In a speech he delivered in 1775, Patrick Henry uttered the immortal words: “Give me liberty or give me death!” And that is the principle that all free people must live by. Unfortunately, at times of our temporary weakness is perceived by the fools as a final capitulation. They do not know Eritreans also claim the spirit of Patrick Henry’s quote: Give me liberty or give me death. Even Eritreans who never heard of Patrick Henry believe in that. It’s etched in our psyche, in our being, though hidden by the complicated smoke of confusion spread by the PFDJ.
In Conclusion, bad memories of the past embarrass normal people, but the ignorant are proud of their bad history. A nation that loses its tangible memories becomes a nation of walking mannequins trying to imitate rational people who are not bonded foolishness but rational behavior. The racists, fascists and supremacist remember only the hateful and bigoted history to which they strive to relive. And that is a journey back in time, to savagery, to wildlife akin to that of animals. The guilty conscious always try to fill the deficiencies in their manufactured or wrongly perceived memories by seeking reassurance from mythologies, folklores—irrational, abstract claims that cannot be proved. In short, they are irrational people with bad temperament, combative, and arrogant.

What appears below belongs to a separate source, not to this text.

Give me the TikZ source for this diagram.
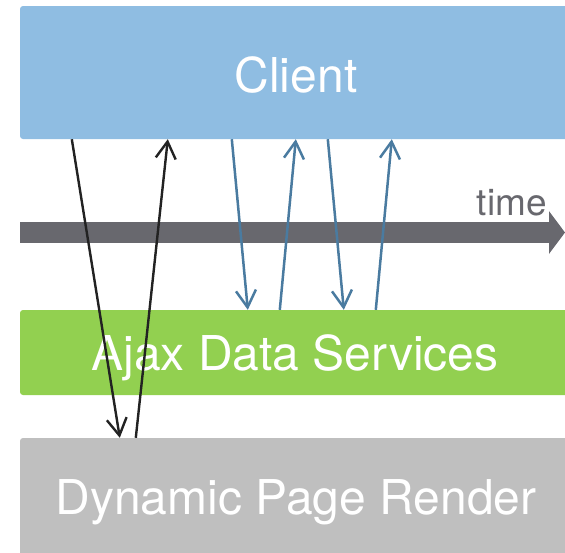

On the contrary, good patriotic people look to the future and dream of a day their nation would grow wings and fly, to be free, to search for a better future. A people centered future of stability and prosperity. A future where human life is sanctified, where citizens take their rights for granted, where they do not have to leave their natural habitat involuntarily, where they do not fear their government but respect it. And there is no doubt they will achieve that noble goal, they will roam the streets of their birthplaces with heads high up. They will live a life of happiness, smiles, and laughter, and joy, after the rooster crows, and when the soft amber sun of the morning peeks from the horizon. It will be down soon, never doubt that.